Corpus methods don't work very well for non-trivial music, because there's surprisingly little consistency at the more complex levels.

NN synthesis could be an interesting thing though. If you trained an NN on $sounds$ at various pitches and velocity levels, you might be able to squeeze a large and complex collection of samples into a compressed data set.

Even if the output isn't very realistic, you'd still get something unusual and interesting.

The samples are uncompressed WAV files, so everything you hear is a direct result of the synthesis process. Some of the distortion is a result of the 16kHz sample rate-- it's not 44.1kHz CD quality.
It's quantized to just 256 values though, which could be causing some of the distortion.
It shot me forward to a time where people just click a button to generate music they want to listen to. If you really like the generation, you save it and share it. It wouldn't have all of the other aspects that we derive from human-produced music like soul/emotion (because we know it's coming from a human, not because of how it sounds), but it would be a cool application idea anyway.
Have you tried https://www.jukedeck.com ? AI composed music at the touch of a button.
This reminds me of the Library of Babel short story.
I agree, the samples sound very natural. I ask myself though how similar they are to the data that has been used for training, as it would be trivial to rearrange individual pieces of a large training set in ways that sound good (especially if a human selects the good samples for presentation afterwards).

What I'd really like to see therefore is a systematic comparison of the generated music to the training set, ideally using a measure of similarity.

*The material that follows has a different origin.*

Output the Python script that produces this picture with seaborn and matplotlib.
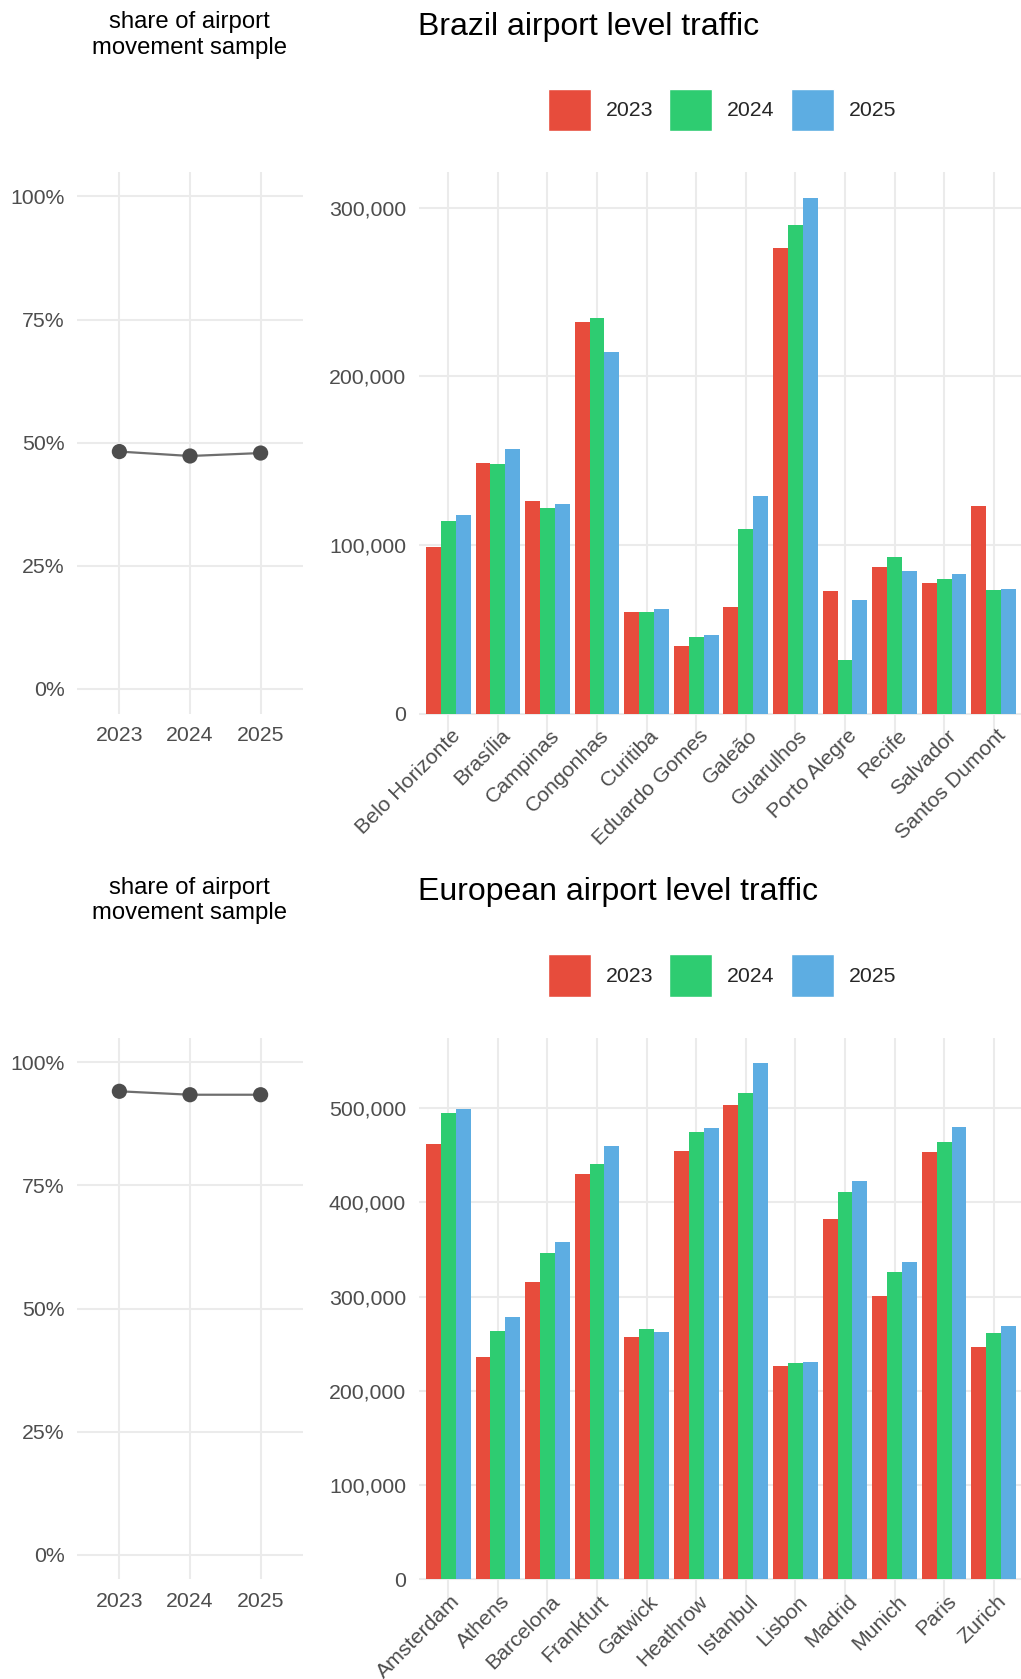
import numpy as np
import pandas as pd
import matplotlib
matplotlib.use("Agg")
import matplotlib.pyplot as plt
import matplotlib.transforms as mtransforms
import seaborn as sns
from matplotlib.ticker import FuncFormatter

# ---------------- data ----------------
years = ["2023", "2024", "2025"]

brazil_airports = ["Belo Horizonte", "Brasília", "Campinas", "Congonhas", "Curitiba",
                   "Eduardo Gomes", "Galeão", "Guarulhos", "Porto Alegre", "Recife",
                   "Salvador", "Santos Dumont"]
brazil_2023 = [98700, 148600, 126000, 231900, 60300, 40200, 63200, 276300, 72700, 86900, 77600, 123000]
brazil_2024 = [114200, 148000, 122000, 234500, 60300, 45500, 109500, 289400, 31900, 92800, 79900, 73400]
brazil_2025 = [117800, 156900, 124300, 214200, 62200, 46700, 129000, 305900, 67400, 84600, 82900, 74000]
brazil_share = [0.482, 0.473, 0.479]

europe_airports = ["Amsterdam", "Athens", "Barcelona", "Frankfurt", "Gatwick", "Heathrow",
                   "Istanbul", "Lisbon", "Madrid", "Munich", "Paris", "Zurich"]
europe_2023 = [461400, 236400, 315200, 429500, 256800, 454900, 502700, 226900, 381800, 301100, 453800, 247000]
europe_2024 = [494300, 264000, 345800, 440200, 265200, 474200, 515500, 229200, 411400, 326500, 464400, 261000]
europe_2025 = [498500, 278800, 358300, 460200, 262900, 478400, 547300, 230300, 423100, 337100, 480300, 269300]
europe_share = [0.941, 0.934, 0.934]

titles = ["Brazil airport level traffic", "European airport level traffic"]
side_title = "share of airport\nmovement sample"
brazil_ticks = [0, 100000, 200000, 300000]
europe_ticks = [0, 100000, 200000, 300000, 400000, 500000]
share_ticks = [0, 0.25, 0.5, 0.75, 1.0]

palette = {"2023": "#E74C3C", "2024": "#2ECC71", "2025": "#5DADE2"}

# ---------------- style ----------------
sns.set_theme(style="white")
plt.rcParams["font.family"] = ["Liberation Sans", "DejaVu Sans"]

W, H = 1021, 1679
fig = plt.figure(figsize=(W / 100, H / 100), dpi=100)

TICK_FS = 15.3
TICK_COLOR = "#4D4D4D"
GRID_COLOR = "#EBEBEB"


def ax_at(x0, x1, y0, y1):
    return fig.add_axes([x0 / W, 1 - y1 / H, (x1 - x0) / W, (y1 - y0) / H])


def style_ax(ax):
    for s in ax.spines.values():
        s.set_visible(False)
    ax.grid(True, color=GRID_COLOR, linewidth=1.5)
    ax.set_axisbelow(True)
    ax.tick_params(length=0, labelsize=TICK_FS, colors=TICK_COLOR, pad=9)
    ax.set_xlabel("")
    ax.set_ylabel("")


def section(off, airports, v23, v24, v25, share, yticks, title):
    # left: share line chart
    axl = ax_at(77, 303, 171.8 + off, 713.6 + off)
    dfl = pd.DataFrame({"year": years, "share": share})
    sns.lineplot(data=dfl, x="year", y="share", ax=axl, color="#6E6E6E", linewidth=1.6, sort=False)
    sns.scatterplot(data=dfl, x="year", y="share", ax=axl, color="#4D4D4D", s=120,
                    edgecolor="none", zorder=3)
    axl.set_xlim(-0.6, 2.6)
    axl.set_ylim(-0.05, 1.05)
    axl.set_yticks(share_ticks)
    axl.yaxis.set_major_formatter(FuncFormatter(lambda v, p: f"{v * 100:.0f}%"))
    style_ax(axl)

    # right: bar chart
    axb = ax_at(418.5, 1021, 171.8 + off, 739.5 + off)
    n = len(airports)
    df = pd.DataFrame({
        "airport": airports * 3,
        "year": [years[0]] * n + [years[1]] * n + [years[2]] * n,
        "movements": v23 + v24 + v25,
    })
    sns.barplot(data=df, x="airport", y="movements", hue="year", palette=palette,
                ax=axb, width=0.9, dodge=True, saturation=1, errorbar=None)
    handles, labels = axb.get_legend_handles_labels()
    if axb.get_legend() is not None:
        axb.get_legend().remove()
    for c in axb.containers:
        for p in c:
            p.set_edgecolor("none")
    vmax = df["movements"].max()
    axb.set_ylim(-0.05 * vmax, 1.05 * vmax)
    axb.set_xlim(-0.6, n - 0.45)
    axb.set_yticks(yticks)
    axb.yaxis.set_major_formatter(FuncFormatter(lambda v, p: f"{v:,.0f}"))
    style_ax(axb)
    axb.tick_params(axis="x", pad=12)
    shift = mtransforms.ScaledTranslation(0.09, 0.235, fig.dpi_scale_trans)
    for lab in axb.get_xticklabels():
        lab.set_rotation(45)
        lab.set_rotation_mode("anchor")
        lab.set_ha("right")
        lab.set_va("center")
        lab.set_transform(lab.get_transform() + shift)

    # texts
    fig.text(189.4 / W, 1 - (35 + off) / H, side_title, ha="center", va="center",
             fontsize=17.2, color="black", linespacing=1.2)
    fig.text(418.4 / W, 1 - (26.5 + off) / H, title, ha="left", va="center",
             fontsize=23, color="black")

    fig.legend(handles, labels, loc="center", bbox_to_anchor=(722 / W, 1 - (110 + off) / H),
               ncol=3, frameon=False, handlelength=2.02, handleheight=2.73,
               handletextpad=0.7, columnspacing=0.75, borderpad=0, borderaxespad=0,
               fontsize=TICK_FS)


section(0, brazil_airports, brazil_2023, brazil_2024, brazil_2025, brazil_share,
        brazil_ticks, titles[0])
section(865.8, europe_airports, europe_2023, europe_2024, europe_2025, europe_share,
        europe_ticks, titles[1])

fig.savefig("out.png", dpi=100, facecolor="white")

A nice property of the model is that it is easy to compute exact log-likelihoods for both training data and unseen data, so one can actually measure the degree of overfitting (which is not true for many other types of generative models). Another nice property of the model is that it seems to be extremely resilient to overfitting, based on these measurements.
Good point! Are (some of) the chords completely made up, for example, or is it only using chords it has heard before?
Filtering out certain notes from a piano chord can be done by e.g. Melodyne, but that seems far from what's necessary to generate speech, so it would surprise me, if WaveNet can do that?
Decades ago, I was testing a LPC-10 vocoder. I discovered many new and strange sounds by playing with the input mike, such as blowing into it, or rubbing it. Like the LPC-10, I wonder about untapped musical possibilities that this allows.
That seems completely tractable by simply adding a bit of the right reverb to the generated sample, more or less "in post".
Good point! Just train it with recordings that has no reverberation, and add it later.
It's quite difficult to have no reverberation, but not too bad at all to keep to a minimum. But reverb plus reverb equals reverb, so it's just a matter of finding one that sounds good.

It'd also be interesting to know if this technique could solve the "de-reverberation" problem.